* EXERCISE GOAL *
Can you set down, exactly as they appear below, the lines from the opening of the material through the one bearing "import numpy as np", minus the pictures?

## start

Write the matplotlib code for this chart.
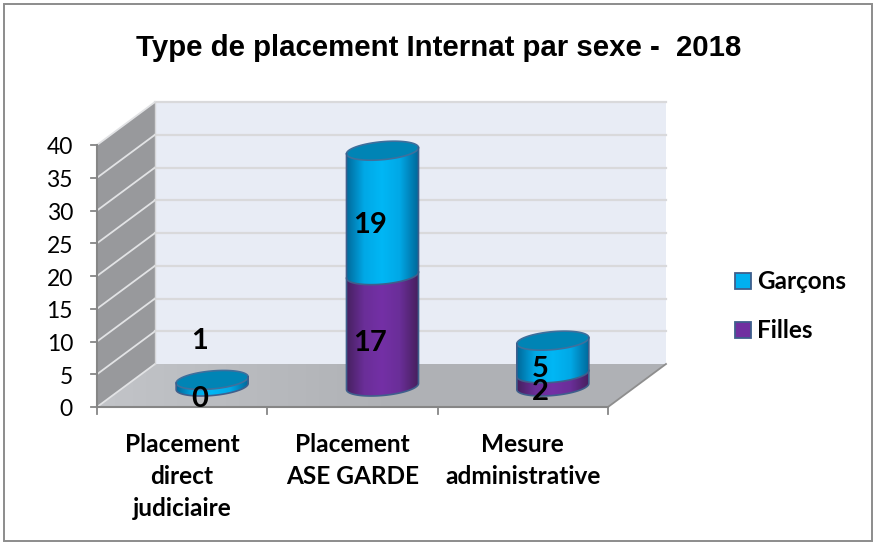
#
#   Type de placement Internat par sexe - 3D style stacked cylinders.
#

import matplotlib
import matplotlib.pyplot as plt
from matplotlib.patches import Polygon, Rectangle
import numpy as np

categories = ["Placement\ndirect\njudiciaire", "Placement\nASE GARDE", "Mesure\nadministrative"]
filles = [0, 17, 2]
garcons = [1, 19, 5]
y_ticks = [0, 5, 10, 15, 20, 25, 30, 35, 40]
title = "Type de placement Internat par sexe -  2018"

# plot geometry in pixels
X0, Y0 = 97.0, 407.0
CAT_W = 170.33
Y_SCALE = 6.55
DX, DY = 58.0, 43.0
BAR_A, BAR_B, BAR_TILT = 36.0, 9.0, 0.085
BAR_SHIFT_X, BAR_SHIFT_Y = 1.0, 1.0


def project(cat, val, depth=0.0):
    """
    Map category position, value and depth into the pixel frame.
    """

    x = X0 + cat * CAT_W + depth * DX
    y = Y0 - val * Y_SCALE - depth * DY
    return x, y


def gradient_poly(ax, pts, colours, horizontal=True, zorder=2):
    """
    Fill a polygon with a linear gradient, clipped to its outline.
    """

    pts = np.array(pts)
    cmap = matplotlib.colors.LinearSegmentedColormap.from_list("g", colours)
    grad = np.linspace(0, 1, 128)
    grad = grad.reshape(1, -1) if horizontal else grad.reshape(-1, 1)
    extent = (pts[:, 0].min(), pts[:, 0].max(), pts[:, 1].max(), pts[:, 1].min())
    im = ax.imshow(grad, extent=extent, cmap=cmap, aspect="auto", zorder=zorder, origin="upper")
    clip = Polygon(pts, closed=True, transform=ax.transData, fc="none", ec="none")
    ax.add_patch(clip)
    im.set_clip_path(clip)


def ellipse(cx, cy, start=0.0, stop=2 * np.pi):
    t = np.linspace(start, stop, 80)
    x = cx + BAR_A * np.cos(t)
    y = cy - BAR_TILT * BAR_A * np.cos(t) - BAR_B * np.sin(t)
    return np.column_stack([x, y])


def bar_centre(cat, val):
    x, y = project(cat, val, 0.5)
    return x + BAR_SHIFT_X, y + BAR_SHIFT_Y


def draw_segment(ax, cat, low, high, colours, zorder):
    cx, y_low = bar_centre(cat, low)
    _, y_high = bar_centre(cat, high)

    back = ellipse(cx, y_high, np.pi, 0.0)
    front = ellipse(cx, y_low, np.pi, 2 * np.pi)
    # outline runs across the upper arc and back along the lower arc
    upper = ellipse(cx, y_high, np.pi, 2 * np.pi)
    body = np.vstack([back, front[::-1]])
    gradient_poly(ax, body, colours, zorder=zorder)
    ax.plot(
        np.r_[upper[0, 0], front[:, 0], upper[-1, 0]],
        np.r_[upper[0, 1], front[:, 1], upper[-1, 1]],
        color="#3F5F8C",
        lw=1.2,
        zorder=zorder + 0.5,
    )


def draw_top(ax, cat, val, zorder):
    cx, cy = bar_centre(cat, val)
    ax.add_patch(
        Polygon(ellipse(cx, cy), closed=True, fc="#0084B5", ec="#3F6F9C", lw=1.2, zorder=zorder)
    )


def draw_walls(ax):
    n_cat = len(categories)
    y_top = y_ticks[-1]

    # back wall and side wall
    ax.add_patch(
        Polygon(
            [project(0, 0, 1), project(n_cat, 0, 1), project(n_cat, y_top, 1), project(0, y_top, 1)],
            fc="#E8ECF5",
            ec="none",
            zorder=1,
        )
    )
    ax.add_patch(
        Polygon(
            [project(0, 0, 0), project(0, 0, 1), project(0, y_top, 1), project(0, y_top, 0)],
            fc="#98999C",
            ec="none",
            zorder=1,
        )
    )

    # floor
    floor = [project(0, 0, 0), project(0, 0, 1), project(n_cat, 0, 1), project(n_cat, 0, 0)]
    gradient_poly(ax, floor, ["#C2C4C8", "#B0B2B6", "#AFB1B5"], zorder=1.2)

    # gridlines
    for tick in y_ticks:
        xs, ys = zip(project(0, tick, 1), project(n_cat, tick, 1))
        if tick > 0:
            ax.plot(xs, ys, color="#D9D9DB", lw=1.6, zorder=1.5)
        xs, ys = zip(project(0, tick, 0), project(0, tick, 1))
        ax.plot(xs, ys, color="#E2E3E5", lw=1.3, zorder=1.5)

    # light edges of the floor and wall
    xs, ys = zip(project(n_cat, 0, 0), project(n_cat, 0, 1))
    ax.plot(xs, ys, color="#8E8E8E", lw=1.3, zorder=1.5)
    xs, ys = zip(project(0, 0, 1), project(0, y_top, 1))
    ax.plot(xs, ys, color="#D5D6D8", lw=1.0, zorder=1.5)


def draw_axes(ax):
    axis_col = "#868686"
    n_cat = len(categories)
    xs, ys = zip(project(0, 0), project(0, y_ticks[-1]))
    ax.plot(xs, ys, color=axis_col, lw=1.5, zorder=3)
    xs, ys = zip(project(0, 0), project(n_cat, 0))
    ax.plot(xs, ys, color=axis_col, lw=1.5, zorder=3)

    for tick in y_ticks:
        x, y = project(0, tick)
        ax.plot([x - 6, x], [y, y], color=axis_col, lw=1.3, zorder=3)
        ax.text(x - 24, y + 3, str(tick), ha="right", va="center", fontsize=16.5,
                family="Lato", color="black", zorder=6)

    for i in range(n_cat + 1):
        x, y = project(i, 0)
        ax.plot([x, x], [y, y + 7], color=axis_col, lw=1.3, zorder=3)

    for i, label in enumerate(categories):
        x, y = project(i + 0.5, 0)
        ax.text(x, y + 25.5, label, ha="center", va="top", fontsize=17.6, family="Lato",
                weight="bold", linespacing=1.5, zorder=6)


def main():
    fig = plt.figure(figsize=(8.75, 5.44), dpi=100)
    ax = fig.add_axes([0, 0, 1, 1])
    ax.set_xlim(0, 875)
    ax.set_ylim(544, 0)
    ax.axis("off")

    # chart frame
    ax.add_patch(Rectangle((3.5, 3.5), 868.5, 537, fc="white", ec="#8C8C8C", lw=1.4, zorder=0))

    ax.text(439, 48, title, ha="center", va="center", fontsize=21.2, weight="bold",
            family="Liberation Sans", zorder=6)

    draw_walls(ax)
    draw_axes(ax)

    blue = ["#00699A", "#00A8E6", "#00B7F5", "#00A8E6", "#006A9C"]
    purple = ["#46205F", "#6A2E98", "#7430A6", "#6A2E98", "#48205F"]

    for i, (low, top) in enumerate(zip(filles, garcons)):
        z = 4 + i
        if low > 0:
            draw_segment(ax, i + 0.5, 0, low, purple, z)
        draw_segment(ax, i + 0.5, low, low + top, blue, z + 0.1)
        draw_top(ax, i + 0.5, low + top, z + 0.2)

        # value labels sit in the front part of each segment
        x, y = project(i + 0.5, low / 2.0)
        ax.text(x + 17.5, y - 8, str(low), ha="center", va="center", fontsize=21,
                family="Lato", weight="bold", zorder=8)
        x, y = project(i + 0.5, low + top / 2.0)
        if i == 0:
            # the small bar has its label lifted above it
            y = y - 54
        ax.text(x + 17.5, y - 8.5, str(top), ha="center", va="center", fontsize=21,
                family="Lato", weight="bold", zorder=8)

    # legend
    for y, label, col in [(281, "Garçons", "#00B0F0"), (330, "Filles", "#7030A0")]:
        ax.add_patch(Rectangle((735, y - 8), 15.5, 15.5, fc=col, ec="#3F5F8C", lw=1.3, zorder=6))
        ax.text(757, y + 0.5, label, ha="left", va="center", fontsize=17.5, family="Lato",
                weight="bold", zorder=6)

    fig.savefig("out.png", dpi=100)


if __name__ == "__main__":
    main()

## end

* RESULT OF THIS EXERCISE *
Write the matplotlib code for this chart.
#
#   Type de placement Internat par sexe - 3D style stacked cylinders.
#

import matplotlib
import matplotlib.pyplot as plt
from matplotlib.patches import Polygon, Rectangle
import numpy as np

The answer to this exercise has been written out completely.